Path Integral Approach to the Calculation of Reaction Rates for a Reaction Coordinate Coupled to a Dual Harmonic Bath

TL;DR

This paper introduces a path integral method for calculating reaction rates in complex molecular systems, effectively handling a dual harmonic bath environment with both intramolecular modes and an external spectral density.

Contribution

It develops a novel numerical approach based on path integrals and influence functionals for reaction rate calculations in systems with dual harmonic baths, combining reaction surface Hamiltonian and spectral density models.

Findings

Applied to H-transfer in 6-Aminofulvene-1-aldimine, demonstrating the method's effectiveness.

Derived general equations linking rate constants to influence functionals.
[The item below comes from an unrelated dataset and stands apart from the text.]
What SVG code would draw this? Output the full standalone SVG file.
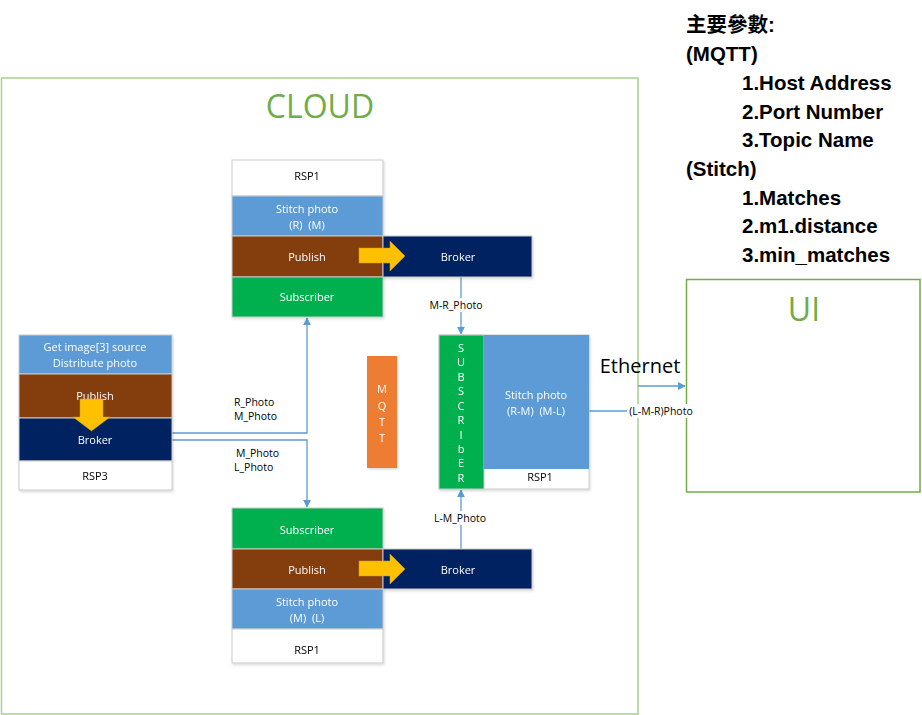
<svg xmlns="http://www.w3.org/2000/svg" width="922" height="715" viewBox="0 0 922 715">
<style>
.t{font-family:"Open Sans","Noto Sans","Liberation Sans",sans-serif;font-size:11px;text-anchor:middle;dominant-baseline:central}
.w{fill:#fff}
.k{fill:#000}
.box{stroke:#C9C9C9;stroke-width:1}
.blue{fill:#5B9BD5}
.brown{fill:#843C0C}
.navy{fill:#002060}
.green{fill:#00B050}
.white{fill:#fff}
.line{fill:none;stroke:#5B9BD5;stroke-width:1.3}
.lbl{font-family:"Open Sans","Noto Sans","Liberation Sans",sans-serif;font-size:10.5px;fill:#000}
.yarrow{fill:#FFC000;stroke:#C9A227;stroke-width:0.5}
.p{font-family:"Liberation Sans","Noto Sans CJK TC",sans-serif;font-size:20.5px;font-weight:bold;fill:#000}
</style>
<defs>
<marker id="ah" viewBox="0 0 10 10" refX="9" refY="5" markerWidth="8" markerHeight="8" markerUnits="userSpaceOnUse" orient="auto">
<path d="M0,0 L10,5 L0,10 z" fill="#5B9BD5"/>
</marker>
<filter id="sh" x="-10%" y="-10%" width="130%" height="130%">
<feDropShadow dx="1" dy="1.5" stdDeviation="1" flood-color="#000" flood-opacity="0.15"/>
</filter>
</defs>

<g id="cloud">
<rect x="1.5" y="78" width="636.5" height="636" fill="none" stroke="#A9D18E" stroke-width="1.5"/>
<text x="320" y="118" font-family="Open Sans,Noto Sans,sans-serif" font-size="32" fill="#70AD47" text-anchor="middle">CLOUD</text>
</g>

<g id="ui">
<rect x="686.5" y="279.5" width="233.5" height="212.5" fill="none" stroke="#70AD47" stroke-width="1.5"/>
<text x="804" y="321" font-family="Open Sans,Noto Sans,sans-serif" font-size="32" fill="#70AD47" text-anchor="middle">UI</text>
</g>

<g id="params">
<text class="p" x="686" y="32">主要參數:</text>
<text class="p" x="686" y="61">(MQTT)</text>
<text class="p" x="742" y="90">1.Host Address</text>
<text class="p" x="742" y="119">2.Port Number</text>
<text class="p" x="742" y="147">3.Topic Name</text>
<text class="p" x="686" y="176">(Stitch)</text>
<text class="p" x="742" y="205">1.Matches</text>
<text class="p" x="742" y="233">2.m1.distance</text>
<text class="p" x="742" y="262">3.min_matches</text>
</g>

<g id="connectors">
<polyline class="line" points="172,433 307,433 307,318" marker-end="url(#ah)"/>
<polyline class="line" points="172,440 307,440 307,507" marker-end="url(#ah)"/>
<line class="line" x1="461" y1="277" x2="461" y2="334" marker-end="url(#ah)"/>
<line class="line" x1="461" y1="549" x2="461" y2="490" marker-end="url(#ah)"/>
<line class="line" x1="589" y1="411" x2="630" y2="411"/>
<polyline class="line" points="638,386 685,386" marker-end="url(#ah)"/>
<rect x="423" y="298" width="67" height="14" fill="#fff"/>
<text class="lbl" x="456" y="305" text-anchor="middle" dominant-baseline="central">M-R_Photo</text>
<rect x="431" y="511" width="59" height="14" fill="#fff"/>
<text class="lbl" x="460" y="518" text-anchor="middle" dominant-baseline="central">L-M_Photo</text>
<text class="lbl" x="234" y="406">R_Photo</text>
<text class="lbl" x="234" y="420">M_Photo</text>
<text class="lbl" x="236" y="457">M_Photo</text>
<text class="lbl" x="234" y="471">L_Photo</text>
<text x="640" y="373" font-family="Open Sans,Noto Sans,sans-serif" font-size="20" fill="#000" text-anchor="middle">Ethernet</text>
<rect x="627" y="404" width="68" height="14" fill="#fff"/>
<text class="lbl" x="661" y="411" text-anchor="middle" dominant-baseline="central">(L-M-R)Photo</text>
</g>

<g id="rsp1-top" filter="url(#sh)">
<rect class="box white" x="232" y="160" width="151" height="36"/>
<text class="t k" x="307" y="175">RSP1</text>
<rect class="box blue" x="232" y="196" width="151" height="40"/>
<text class="t w" x="307" y="208">Stitch photo</text>
<text class="t w" x="307" y="224">(R)&#160; (M)</text>
<rect class="box brown" x="232" y="236" width="151" height="41"/>
<text class="t w" x="307" y="256">Publish</text>
<rect class="box green" x="232" y="277" width="151" height="40"/>
<text class="t w" x="307" y="296">Subscriber</text>
</g>
<g id="broker-top" filter="url(#sh)">
<rect class="box navy" x="383" y="236" width="149" height="41"/>
<text class="t w" x="458" y="256">Broker</text>
</g>
<path id="yarrow-top" class="yarrow" d="M359,248 L390,248 L390,241 L405,256 L390,271 L390,263 L359,263 z"/>

<g id="rsp3" filter="url(#sh)">
<rect class="box blue" x="19" y="335" width="153" height="39"/>
<text class="t w" x="95" y="346">Get image[3] source</text>
<text class="t w" x="95" y="362">Distribute photo</text>
<rect class="box brown" x="19" y="374" width="153" height="44"/>
<text class="t w" x="95" y="395">Publish</text>
<rect class="box navy" x="19" y="418" width="153" height="43"/>
<text class="t w" x="95" y="439">Broker</text>
<rect class="box white" x="19" y="461" width="153" height="29"/>
<text class="t k" x="95" y="475">RSP3</text>
</g>
<path id="yarrow-left" class="yarrow" d="M80,399 L103,399 L103,417 L110,417 L91.5,431 L73,417 L80,417 z"/>

<g id="mqtt" filter="url(#sh)">
<rect x="367" y="356" width="30" height="112" fill="#ED7D31"/>
<text class="t w" x="382" y="388">M</text>
<text class="t w" x="382" y="405">Q</text>
<text class="t w" x="382" y="421">T</text>
<text class="t w" x="382" y="437">T</text>
</g>

<g id="rsp1-mid" filter="url(#sh)">
<rect class="box white" x="439" y="335" width="150" height="154"/>
<rect class="box green" x="439" y="335" width="45" height="154"/>
<rect class="blue" x="484" y="335" width="105" height="134"/>
<text class="t w" x="536" y="394">Stitch photo</text>
<text class="t w" x="536" y="410">(R-M)&#160; (M-L)</text>
<text class="t k" x="540" y="476">RSP1</text>
<g class="t w">
<text x="461" y="347">S</text>
<text x="461" y="361">U</text>
<text x="461" y="376">B</text>
<text x="461" y="390">S</text>
<text x="461" y="405">C</text>
<text x="461" y="419">R</text>
<text x="461" y="434">I</text>
<text x="461" y="448">b</text>
<text x="461" y="462">E</text>
<text x="461" y="477">R</text>
</g>
</g>

<g id="rsp1-bottom" filter="url(#sh)">
<rect class="box green" x="232" y="508" width="151" height="41"/>
<text class="t w" x="307" y="529">Subscriber</text>
<rect class="box brown" x="232" y="549" width="151" height="40"/>
<text class="t w" x="307" y="569">Publish</text>
<rect class="box blue" x="232" y="589" width="151" height="40"/>
<text class="t w" x="307" y="601">Stitch photo</text>
<text class="t w" x="307" y="617">(M)&#160; (L)</text>
<rect class="box white" x="232" y="629" width="151" height="34"/>
<text class="t k" x="307" y="649">RSP1</text>
</g>
<g id="broker-bottom" filter="url(#sh)">
<rect class="box navy" x="383" y="549" width="149" height="40"/>
<text class="t w" x="458" y="569">Broker</text>
</g>
<path id="yarrow-bottom" class="yarrow" d="M359,561 L390,561 L390,554 L405,569 L390,584 L390,576 L359,576 z"/>
</svg>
Implemented approximations for efficient numerical computation.

Abstract

We present a new method for the numerical calculation of canonical reaction rate constants in complex molecular systems, which is based on a path integral formulation of the flux-flux correlation function. Central is the partitioning of the total system into a relevant part coupled to a dual bath. The latter consists of two parts: First, a set of strongly coupled harmonic modes, describing, for example, intramolecular degrees of freedom. They are treated on the basis of a reaction surface Hamiltonian approach. Second, a set of bath modes mimicking an unspecific environment modeled by means of a continuous spectral density. After deriving a set of general equations expressing the canonical rate constant in terms of appropriate influence functionals, several approximations are introduced to provide an efficient numerical implementation. Results for an initial application to the H-transfer in 6-Aminofulvene-1-aldimine are discussed.